Autor/es reacciones

Rafael Matesanz

Creator and founder of the National Transplant Organisation.

There are two fundamental limiting factors for the development of transplantation. On the one hand, the supply/demand disproportion, which is trying to be improved either by organisational measures or by the use of genetically modified animals, so far with little success. On the other hand, rejection remains the sword of Damocles for transplant recipients, and the immunosuppressive drugs available, apart from not being able to prevent it 100%, have a multitude of side effects, especially in the long term. Hence, one of the main avenues of current research is to achieve a state of ‘immunotolerance’: to ensure that the transplant recipient tolerates the organ as if it were his or her own and therefore does not need immunosuppressive drugs, or only in low doses, thus avoiding their harmful effects and achieving indefinite survival of the transplant.

This article is along these lines. One of the most studied procedures to achieve immunotolerance is to combine organ transplantation with a bone marrow or other form of haematopoietic progenitor transplant from the same donor preceded by preparative treatment. Promising results have been obtained with various abdominal organs, but not in cardiac transplantation, which raises many questions. What the authors have done using great apes as experimental animals is to transplant either a heart, or a heart associated with a kidney and bone marrow transplant from the same donor. Immunotolerance was induced only when the kidney was associated with the transplanted heart, a situation in which the animals did not experience rejection. 

In discussing the mechanisms by which this phenomenon could occur, which the authors call KICAT (kidney-induced cardiac allograft tolerance), they rule out a number of possibilities such as the erythropoietin produced by the kidney or a greater or lesser genetic similarity between donors and recipients, and conclude that it is due to the presence in the kidney of lymphatic structures rich in a type of T-regulatory cells that would not be present in the heart.
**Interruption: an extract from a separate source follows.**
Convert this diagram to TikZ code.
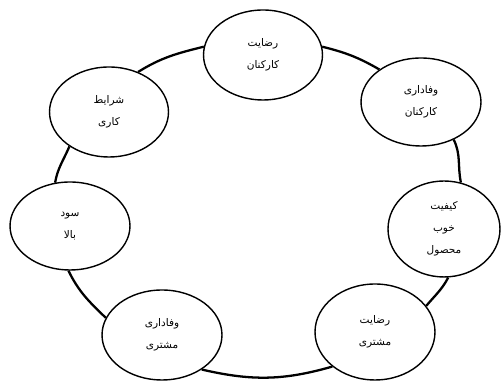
\documentclass[tikz,border=0pt]{standalone}
\usepackage{fontspec}
\newfontfamily\arabicfont[Script=Arabic]{DejaVu Sans}
\TeXXeTstate=1
\usetikzlibrary{shapes.geometric}
\tikzset{
  bubble/.style={ellipse,draw,line width=0.8pt,fill=white,inner sep=0pt,
    minimum width=2.38cm,minimum height=1.8cm,align=center,
    font=\arabicfont\fontsize{6}{12.5}\selectfont},
  link/.style={line width=1.3pt}
}
\newcommand{\rtl}[1]{\beginR #1\endR}
\begin{document}
\begin{tikzpicture}[x=0.02cm,y=0.02cm]
\useasboundingbox (0,0) rectangle (501,381);
\node[bubble] (empsat) at (263,326) {\rtl{رضایت}\\\rtl{کارکنان}};
\node[bubble,minimum width=2.4cm,minimum height=1.76cm] (employ) at (421,279) {\rtl{وفاداری}\\\rtl{کارکنان}};
\node[bubble,minimum width=2.24cm,minimum height=1.92cm] (quality) at (444,152) {\rtl{کیفیت}\\\rtl{خوب}\\\rtl{محصول}};
\node[bubble,minimum width=2.4cm,minimum height=1.92cm] (custsat) at (375,49) {\rtl{رضایت}\\\rtl{مشتری}};
\node[bubble,minimum width=2.4cm] (custloy) at (162,46) {\rtl{وفاداری}\\\rtl{مشتری}};
\node[bubble,minimum width=2.4cm,minimum height=1.76cm] (profit) at (70,155) {\rtl{سود}\\\rtl{بالا}};
\node[bubble] (workcond) at (109,269) {\rtl{شرایط}\\\rtl{کاری}};
% ring of links, clockwise
\draw[link] (empsat.8) to[out=-14,in=150] (employ.142);
\draw[link] (employ.-49) to[out=-64,in=102] (quality.70);
\draw[link] (quality.-85) to[out=-118,in=50] (custsat.27);
\draw[link] (custsat.219) to[out=-164,in=-13] (custloy.-41);
\draw[link] (custloy.163) to[out=136,in=-64] (profit.268);
\draw[link] (profit.109) to[out=80,in=-113] (workcond.221);
\draw[link] (workcond.54) to[out=32,in=194] (empsat.172);
\end{tikzpicture}
\end{document}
Similar structures may explain why combined transplants involving the liver as one of the organs generate fewer rejections than those involving other organs in isolation.

The article represents an undoubtedly interesting experimental contribution to a better understanding of how to deal with immunotolerance in the clinic. Combined heart-kidney transplantation represents 5% of all heart transplants in North America (in Spain it is less than 1%) and therefore the authors propose the need for common protocols that allow for a deeper understanding of this phenomenon and improve results.